In the heap as a shared object

shared_ptr price

• double indirection
  • can be optimized with a little higher memory usage
• extra memory allocation
  • worse - it is a small memory allocation, which are most wasteful

Use std::make_shared

• allocates a single block for object and reference count
  • the object is inplace constructed in the block
  • better cache locality

Intrusive reference counting

The reference count is stored in the resource (object) itself.

boost::intrusive_ptr

• add a reference - calls intrusive_ptr_add_ref(T*)

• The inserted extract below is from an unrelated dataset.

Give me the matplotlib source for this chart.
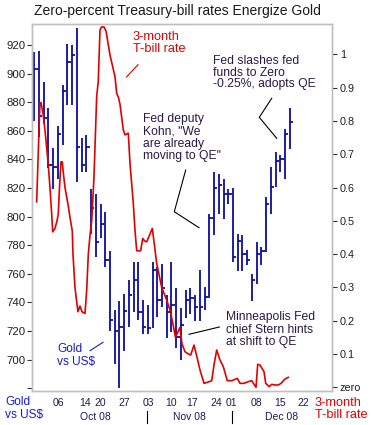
import matplotlib
matplotlib.use('Agg')
import matplotlib.pyplot as plt
import matplotlib.transforms as mtransforms
from matplotlib.lines import Line2D

plt.rcParams['font.family'] = ['Liberation Sans', 'DejaVu Sans']

# Gold vs US$ : daily high / low / close (one bar per trading day, from Sep 29 2008)
gold_high = [915, 916, 894, 876, 848, 863, 892, 921, 920, 932,
             855, 857, 819, 816, 809, 803, 776, 735, 741, 746,
             756, 768, 768, 742, 738, 768, 765, 767, 745, 768,
             750, 736, 749, 750, 745, 763, 751, 802, 831, 830,
             826, 819, 820, 788, 787, 777, 760, 782, 779, 814,
             835, 845, 843, 861, 876]
gold_low = [867, 856, 865, 834, 819, 826, 850, 878, 878, 824,
            831, 831, 788, 772, 785, 765, 720, 697, 680, 706,
            723, 733, 728, 718, 718, 722, 730, 737, 715, 719,
            708, 700, 729, 732, 727, 727, 735, 743, 787, 802,
            798, 809, 768, 762, 762, 766, 741, 753, 766, 775,
            802, 821, 831, 826, 847]
gold_close = [903, 870, 869, 836, 835, 858, 888, 908, 913, 849,
              836, 849, 806, 782, 795, 770, 728, 720, 723, 734,
              745, 756, 733, 723, 722, 763, 742, 750, 733, 738,
              716, 724, 742, 743, 737, 737, 744, 799, 820, 822,
              816, 816, 772, 783, 774, 770, 756, 774, 776, 809,
              821, 839, 840, 858, 866]

# 3-month T-bill rate (%), position in trading-day units
tbill_day = [0.5, 0.72, 1.06, 1.21, 1.42, 1.84, 2.26, 2.9, 3.32, 3.68,
             3.89, 4.38, 4.8, 5.07, 5.33, 5.64, 5.92, 6.07, 6.49, 7.12,
             7.55, 8.03, 8.18, 8.6, 8.96, 9.24, 9.66, 10.08, 10.72, 11.08,
             11.42, 11.78, 12.14, 12.62, 13.19, 13.53, 13.89, 14.21, 14.74, 15.16,
             16.0, 17.06, 17.42, 17.8, 18.12, 18.82, 19.18, 19.87, 20.23, 20.93,
             21.29, 21.65, 22.49, 22.92, 23.3, 23.76, 24.95, 25.88, 26.93, 27.99,
             28.69, 29.32, 29.85, 30.8, 31.23, 31.86, 32.56, 33.07, 33.76, 34.46,
             35.03, 35.88, 36.58, 37.51, 38.05, 38.56, 39.26, 39.96, 40.8, 41.73,
             42.43, 42.92, 43.49, 44.33, 45.24, 45.96, 46.87, 47.23, 47.72, 48.56,
             48.92, 49.68, 50.19, 50.89, 51.59, 52.16, 53.01, 53.7]
tbill_rate = [0.557, 0.652, 0.80, 0.853, 0.855, 0.823, 0.773, 0.677, 0.60, 0.52,
              0.467, 0.477, 0.50, 0.52, 0.60, 0.677, 0.677, 0.653, 0.60, 0.55,
              0.51, 0.47, 0.40, 0.30, 0.257, 0.227, 0.244, 0.227, 0.222, 0.292,
              0.40, 0.457, 0.50, 0.632, 0.873, 0.92, 1.073, 1.082, 1.082, 1.07,
              0.998, 0.933, 0.883, 0.87, 0.85, 0.773, 0.758, 0.763, 0.673, 0.553,
              0.472, 0.41, 0.41, 0.447, 0.44, 0.437, 0.477, 0.372, 0.30, 0.262,
              0.232, 0.19, 0.15, 0.18, 0.13, 0.107, 0.10, 0.097, 0.127, 0.087,
              0.052, 0.012, 0.015, 0.02, 0.072, 0.112, 0.082, 0.062, 0.02, 0.02,
              0.024, 0.027, 0.012, 0.012, 0.017, 0.02, 0.0, 0.069, 0.067, 0.047,
              0.012, 0.002, 0.009, 0.007, 0.007, 0.012, 0.025, 0.03]

day_ticks = [5.0, 10.7, 13.9, 19.0, 24.1, 29.0, 33.3, 38.4, 41.7, 47.0, 51.9, 56.9]
day_labels = ['06', '14', '20', '27', '03', '10', '17', '24', '01', '08', '15', '22']
month_pos = [12.85, 32.7, 52.3]
month_labels = ['Oct 08', 'Nov 08', 'Dec 08']
month_breaks = [23.9, 41.9]

gold_ticks = [680, 700, 720, 740, 760, 780, 800, 820, 840, 860, 880, 900, 920]
rate_ticks = [0, 0.1, 0.2, 0.3, 0.4, 0.5, 0.6, 0.7, 0.8, 0.9, 1.0]
rate_labels = ['zero', '0.1', '0.2', '0.3', '0.4', '0.5', '0.6', '0.7', '0.8', '0.9', '1']

BLUE = '#0c0c9e'
RED = '#e00000'
NAVY_TXT = '#1c1c58'
NOTE = '#2a1a45'
FRAME = '#c0c0c0'

W, H = 373, 425
fig = plt.figure(figsize=(W / 100, H / 100), dpi=100)
fig.patch.set_facecolor('white')


def fx(x):
    return x / W


def fy(y):
    return 1 - y / H


ax = fig.add_axes([fx(32.3), fy(391), (332.3 - 32.3) / W, (391 - 23.5) / H])
days = list(range(len(gold_close)))
ax.vlines(days, gold_low, gold_high, color=BLUE, lw=1.3)
ax.hlines(gold_close, days, [d + 0.7 for d in days], color=BLUE, lw=1.3)
ax.set_xlim(-0.42, 63.0)
ax.set_ylim(678.1, 935.0)
ax.set_yticks(gold_ticks)
ax.set_yticklabels([''] + [str(v) for v in gold_ticks[1:]])
ax.set_xticks(day_ticks)
ax.set_xticklabels(day_labels)
ax.tick_params(axis='y', direction='out', length=3.5, width=0.8, color='#333333',
               labelsize=8.2, pad=1, labelcolor='#202020')
ax.tick_params(axis='x', length=0, pad=5, labelsize=7.5, labelcolor=NAVY_TXT)

ax2 = ax.twinx()
ax2.plot(tbill_day, tbill_rate, color=RED, lw=1.2)
ax2.set_ylim(-0.011, 1.0925)
ax2.set_yticks(rate_ticks)
ax2.set_yticklabels(rate_labels)
ax2.tick_params(axis='y', direction='out', length=3.5, width=0.8, color='#333333',
                labelsize=7.8, pad=2, labelcolor='#202020')
for a in (ax, ax2):
    for s in a.spines.values():
        s.set_color(FRAME)
        s.set_linewidth(1.0)

# month labels and separators under the day ticks
tr = mtransforms.blended_transform_factory(ax.transData, fig.transFigure)
for p, lab in zip(month_pos, month_labels):
    fig.text(p, fy(416.5), lab, transform=tr, ha='center', va='center',
             fontsize=7.5, color=NAVY_TXT)
for b in month_breaks:
    fig.add_artist(Line2D([b, b], [fy(411), fy(423)], transform=tr, color='black', lw=0.8))

# title
fig.text(fx(34), fy(15), 'Zero-percent Treasury-bill rates Energize Gold',
         ha='left', va='baseline', fontsize=10, color='#1a1a1a')

# axis captions at the bottom
fig.text(fx(5), fy(408.5), 'Gold\nvs US$', ha='left', va='center', fontsize=8.6,
         color='#1a1ad0', linespacing=1.05)
fig.text(fx(315), fy(409.5), '3-month\nT-bill rate', ha='left', va='center',
         fontsize=9.2, color=RED, linespacing=1.0)

# labels inside the chart
fig.text(fx(57.3), fy(355.5), 'Gold\nvs US$', ha='left', va='center', fontsize=8.6,
         color='#1a1ad0', linespacing=1.05)
fig.add_artist(Line2D([fx(90), fx(103)], [fy(350.7), fy(342.3)], color='#1a1ad0', lw=0.8))

fig.text(fx(132.7), fy(43.5), '3-month\nT-bill rate', ha='left', va='center',
         fontsize=9.2, color=RED, linespacing=1.0)
fig.add_artist(Line2D([fx(126.5), fx(138)], [fy(77), fy(64.7)], color=RED, lw=0.8))

fig.text(fx(212.7), fy(72.5), 'Fed slashes fed\nfunds to Zero\n-0.25%, adopts QE',
         ha='left', va='center', fontsize=8.7, color=NOTE, linespacing=1.0)
fig.add_artist(Line2D([fx(271.7), fx(259.3), fx(276.7)], [fy(98.3), fy(117.3), fy(138.3)],
                      color='black', lw=0.8))

fig.text(fx(143.3), fy(137.8), 'Fed deputy\nKohn, "We\nare already\nmoving to QE"',
         ha='left', va='center', fontsize=8.7, color=NOTE, linespacing=1.05)
fig.add_artist(Line2D([fx(185.7), fx(174.3), fx(199)], [fy(170), fy(211.7), fy(227.7)],
                      color='black', lw=0.8))

fig.text(fx(226), fy(329.7), 'Minneapolis Fed\nchief Stern hints\nat shift to QE',
         ha='left', va='center', fontsize=8.7, color=NOTE, linespacing=1.05)
fig.add_artist(Line2D([fx(189), fx(219.3)], [fy(334.3), fy(327)], color='black', lw=0.8))

fig.savefig('out.png', dpi=100)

• release a reference - calls intrusive_ptr_release(T*)

  class Renderer;

  void intrusive_ptr_add_ref(Renderer* r) { ++r->refs; }

  void intrusive_ptr_release(Renderer* r) { if (--r->refs == 0) { delete r; } }

When to use intrusive_ptr?

• some external APIs are already reference counted
  • OS, other languages
• more memory efficient than shared_ptr

std???::intrusive_ptr

There is no std::intrusive_ptr class, because std::make_shared gives you almost the same thing.

Almost?

Using an intrusive_ptr allows you to temporary give up using smart pointers, go down to C pointer and then go up to an intrusive_ptr

std::enable_shared_from_this<T>

• allows creating a shared_ptr from this.
• requires that there is at least one shared_ptr pointing to the object
• works by having a std::weak_ptr inside the object for the object itself

class Renderer : public std::enable_shared_from_this<Renderer>
{
};

std::shared_ptr<Renderer> get_the_shared_ptr(Renderer* r)
{
    return r->shared_from_this();
}